Europe’s Tight Conditions - Tighter Thinking
Stagnation: Eurozone’ s «New» Shtick
According to JPMorgan Asset Management, financial conditions in the euro area now stand at 101, compared with 98 in the U.S. — a technical way of saying that credit is already tighter in Europe than across the Atlantic.
Yet, paradoxically, the European Central Bank (ECB) continues to sound hawkish, insisting on “vigilance” against inflation that has, by most measures, already been tamed.
The contrast could hardly be starker. The U.S. economy, still expanding at a healthy pace, enjoys looser financial conditions and a more flexible policy stance. Meanwhile, the euro area — and Germany in particular — remains trapped in its longest recession since reunification.

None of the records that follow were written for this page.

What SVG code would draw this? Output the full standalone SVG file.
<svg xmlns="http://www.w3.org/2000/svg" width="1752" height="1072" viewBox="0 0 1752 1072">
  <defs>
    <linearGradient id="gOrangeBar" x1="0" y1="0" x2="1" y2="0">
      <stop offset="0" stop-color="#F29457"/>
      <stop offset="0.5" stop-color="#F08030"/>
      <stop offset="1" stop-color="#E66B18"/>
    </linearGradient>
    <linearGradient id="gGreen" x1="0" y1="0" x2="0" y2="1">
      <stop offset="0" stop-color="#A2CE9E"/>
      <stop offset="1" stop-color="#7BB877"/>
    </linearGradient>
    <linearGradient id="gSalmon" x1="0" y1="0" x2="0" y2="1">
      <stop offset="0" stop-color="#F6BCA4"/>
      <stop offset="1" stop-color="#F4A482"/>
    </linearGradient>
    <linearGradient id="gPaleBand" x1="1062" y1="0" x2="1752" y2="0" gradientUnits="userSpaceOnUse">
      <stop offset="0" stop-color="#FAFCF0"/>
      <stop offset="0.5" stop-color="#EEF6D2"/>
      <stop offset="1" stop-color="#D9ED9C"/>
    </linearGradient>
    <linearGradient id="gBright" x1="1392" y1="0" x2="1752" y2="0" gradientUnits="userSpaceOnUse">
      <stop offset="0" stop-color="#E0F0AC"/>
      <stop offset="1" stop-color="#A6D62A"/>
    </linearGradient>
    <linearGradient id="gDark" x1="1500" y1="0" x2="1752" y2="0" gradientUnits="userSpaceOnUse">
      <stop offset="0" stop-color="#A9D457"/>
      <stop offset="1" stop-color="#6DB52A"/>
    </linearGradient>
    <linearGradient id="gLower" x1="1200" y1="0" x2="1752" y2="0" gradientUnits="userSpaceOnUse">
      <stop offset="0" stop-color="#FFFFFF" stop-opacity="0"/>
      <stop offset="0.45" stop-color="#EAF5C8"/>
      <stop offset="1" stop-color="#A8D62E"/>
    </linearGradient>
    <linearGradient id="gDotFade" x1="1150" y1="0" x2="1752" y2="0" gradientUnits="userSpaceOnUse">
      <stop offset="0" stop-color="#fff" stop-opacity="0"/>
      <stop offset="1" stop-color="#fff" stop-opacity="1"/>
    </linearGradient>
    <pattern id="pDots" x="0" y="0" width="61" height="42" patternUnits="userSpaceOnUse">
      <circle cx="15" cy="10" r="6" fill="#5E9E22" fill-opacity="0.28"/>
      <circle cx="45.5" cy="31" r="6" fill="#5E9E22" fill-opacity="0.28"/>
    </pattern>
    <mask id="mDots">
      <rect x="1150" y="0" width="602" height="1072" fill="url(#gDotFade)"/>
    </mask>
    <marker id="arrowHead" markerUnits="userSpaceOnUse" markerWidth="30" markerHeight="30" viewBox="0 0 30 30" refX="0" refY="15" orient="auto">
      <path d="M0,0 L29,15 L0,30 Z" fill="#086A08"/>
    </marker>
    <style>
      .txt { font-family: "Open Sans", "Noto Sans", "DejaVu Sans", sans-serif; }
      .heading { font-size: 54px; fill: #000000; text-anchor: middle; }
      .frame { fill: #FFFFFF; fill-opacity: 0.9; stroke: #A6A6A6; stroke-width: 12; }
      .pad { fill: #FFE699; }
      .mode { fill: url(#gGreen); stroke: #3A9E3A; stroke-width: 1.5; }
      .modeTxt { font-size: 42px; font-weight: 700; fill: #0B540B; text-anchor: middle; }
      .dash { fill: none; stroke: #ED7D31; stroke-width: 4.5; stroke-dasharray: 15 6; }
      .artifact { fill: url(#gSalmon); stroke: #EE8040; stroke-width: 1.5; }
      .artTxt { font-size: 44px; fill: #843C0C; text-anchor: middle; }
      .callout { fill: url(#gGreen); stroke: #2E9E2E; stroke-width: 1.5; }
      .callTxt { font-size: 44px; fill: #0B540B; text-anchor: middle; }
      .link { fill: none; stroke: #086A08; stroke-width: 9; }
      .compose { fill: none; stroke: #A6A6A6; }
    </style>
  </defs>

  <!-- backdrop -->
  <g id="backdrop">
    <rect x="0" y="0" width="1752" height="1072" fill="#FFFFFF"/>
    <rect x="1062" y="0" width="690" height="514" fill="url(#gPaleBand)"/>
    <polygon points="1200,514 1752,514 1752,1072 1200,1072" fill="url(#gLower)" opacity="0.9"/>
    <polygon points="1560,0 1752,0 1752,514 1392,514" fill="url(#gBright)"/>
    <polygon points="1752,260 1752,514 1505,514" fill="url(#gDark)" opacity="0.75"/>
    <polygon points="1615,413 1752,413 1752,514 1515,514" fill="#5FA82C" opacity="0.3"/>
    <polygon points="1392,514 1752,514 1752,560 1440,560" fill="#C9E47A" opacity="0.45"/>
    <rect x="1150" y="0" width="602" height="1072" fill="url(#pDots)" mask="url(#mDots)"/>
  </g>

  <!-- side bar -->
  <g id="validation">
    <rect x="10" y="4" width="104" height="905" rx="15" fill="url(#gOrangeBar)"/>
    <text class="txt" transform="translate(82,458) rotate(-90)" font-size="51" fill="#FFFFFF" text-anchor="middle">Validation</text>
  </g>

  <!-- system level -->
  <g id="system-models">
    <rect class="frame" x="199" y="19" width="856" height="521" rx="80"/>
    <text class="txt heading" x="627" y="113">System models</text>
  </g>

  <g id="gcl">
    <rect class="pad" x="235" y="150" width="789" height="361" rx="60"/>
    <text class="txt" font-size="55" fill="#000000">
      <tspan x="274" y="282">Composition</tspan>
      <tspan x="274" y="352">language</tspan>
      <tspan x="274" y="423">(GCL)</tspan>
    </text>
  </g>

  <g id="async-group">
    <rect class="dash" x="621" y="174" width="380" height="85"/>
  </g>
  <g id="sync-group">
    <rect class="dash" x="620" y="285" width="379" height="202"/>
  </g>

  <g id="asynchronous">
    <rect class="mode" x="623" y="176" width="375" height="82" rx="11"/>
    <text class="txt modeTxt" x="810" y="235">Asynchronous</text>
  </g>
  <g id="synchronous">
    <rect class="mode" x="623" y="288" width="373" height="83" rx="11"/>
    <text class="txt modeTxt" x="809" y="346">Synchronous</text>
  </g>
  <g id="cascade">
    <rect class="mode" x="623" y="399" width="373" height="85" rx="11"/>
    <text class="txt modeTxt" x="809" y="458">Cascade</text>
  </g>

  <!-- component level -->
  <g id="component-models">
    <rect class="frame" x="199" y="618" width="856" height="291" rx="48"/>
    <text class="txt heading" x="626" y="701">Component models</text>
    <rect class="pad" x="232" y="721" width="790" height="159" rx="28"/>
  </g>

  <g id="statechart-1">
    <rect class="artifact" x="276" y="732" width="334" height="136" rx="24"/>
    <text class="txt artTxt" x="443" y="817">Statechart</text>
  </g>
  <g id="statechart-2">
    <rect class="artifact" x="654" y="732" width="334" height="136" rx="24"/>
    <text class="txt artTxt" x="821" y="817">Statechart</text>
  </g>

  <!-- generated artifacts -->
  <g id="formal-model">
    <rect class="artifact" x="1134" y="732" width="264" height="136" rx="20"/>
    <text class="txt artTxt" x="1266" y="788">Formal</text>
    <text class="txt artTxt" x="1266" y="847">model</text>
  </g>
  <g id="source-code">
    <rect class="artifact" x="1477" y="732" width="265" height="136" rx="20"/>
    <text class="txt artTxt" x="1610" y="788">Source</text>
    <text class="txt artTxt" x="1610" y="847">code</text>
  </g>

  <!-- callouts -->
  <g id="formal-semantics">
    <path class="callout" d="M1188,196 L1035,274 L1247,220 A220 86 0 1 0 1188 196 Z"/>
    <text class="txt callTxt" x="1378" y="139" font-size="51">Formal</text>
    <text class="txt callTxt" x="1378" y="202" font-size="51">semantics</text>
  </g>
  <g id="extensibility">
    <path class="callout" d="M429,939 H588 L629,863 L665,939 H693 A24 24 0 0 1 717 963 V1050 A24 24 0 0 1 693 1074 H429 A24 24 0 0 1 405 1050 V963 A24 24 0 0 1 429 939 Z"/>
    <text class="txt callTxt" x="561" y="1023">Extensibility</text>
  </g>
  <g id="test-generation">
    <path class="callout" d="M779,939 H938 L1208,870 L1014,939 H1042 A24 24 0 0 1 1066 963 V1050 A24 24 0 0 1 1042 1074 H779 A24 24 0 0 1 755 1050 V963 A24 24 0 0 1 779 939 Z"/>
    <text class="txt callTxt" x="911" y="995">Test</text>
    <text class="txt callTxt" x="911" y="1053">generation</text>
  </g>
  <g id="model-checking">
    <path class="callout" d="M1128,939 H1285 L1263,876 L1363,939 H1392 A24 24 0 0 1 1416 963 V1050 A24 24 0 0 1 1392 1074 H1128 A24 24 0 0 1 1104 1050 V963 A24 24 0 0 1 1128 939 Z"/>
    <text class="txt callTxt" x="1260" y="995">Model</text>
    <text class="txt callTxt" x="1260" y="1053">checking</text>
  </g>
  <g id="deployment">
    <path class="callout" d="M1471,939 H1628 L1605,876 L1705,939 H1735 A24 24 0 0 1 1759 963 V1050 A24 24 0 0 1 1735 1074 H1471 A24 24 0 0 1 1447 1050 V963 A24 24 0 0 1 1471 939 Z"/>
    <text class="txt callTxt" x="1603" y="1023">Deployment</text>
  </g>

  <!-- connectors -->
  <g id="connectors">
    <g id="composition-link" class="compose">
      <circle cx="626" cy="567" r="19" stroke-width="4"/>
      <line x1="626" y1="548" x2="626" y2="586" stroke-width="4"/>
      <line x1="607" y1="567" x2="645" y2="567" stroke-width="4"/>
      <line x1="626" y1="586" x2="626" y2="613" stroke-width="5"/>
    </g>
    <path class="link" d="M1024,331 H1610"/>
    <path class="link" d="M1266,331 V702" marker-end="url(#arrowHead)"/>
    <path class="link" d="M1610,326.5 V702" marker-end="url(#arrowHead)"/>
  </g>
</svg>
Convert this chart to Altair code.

And still, policymakers in Frankfurt and Brussels prefer to speak of supply shocks and structural reforms, as though red tape were the real reason why industrial output keeps shrinking and households have stopped spending.
It’s the familiar European reflex: when demand collapses, invoke “competitiveness.” When credit dries up, complain about “bureaucracy.” And when the economy sinks into stagnation, blame energy prices or geopolitics — never policy design.
The reality is simpler, if less convenient: financial conditions in Europe are already doing the ECB’s tightening for it. Bond yields are elevated, credit growth is near zero, and investment is frozen. In that environment, every hawkish speech only tightens the screws further.

As the Fed manages cycles, the ECB seems to manage credibility theater — determined to prove its anti-inflation virtue even if it means deepening the downturn.
For a continent still obsessed with moral discipline in economics, that may count as consistency. But it’s a consistency that risks turning the “longest recession” into something closer to Europe’s new normal.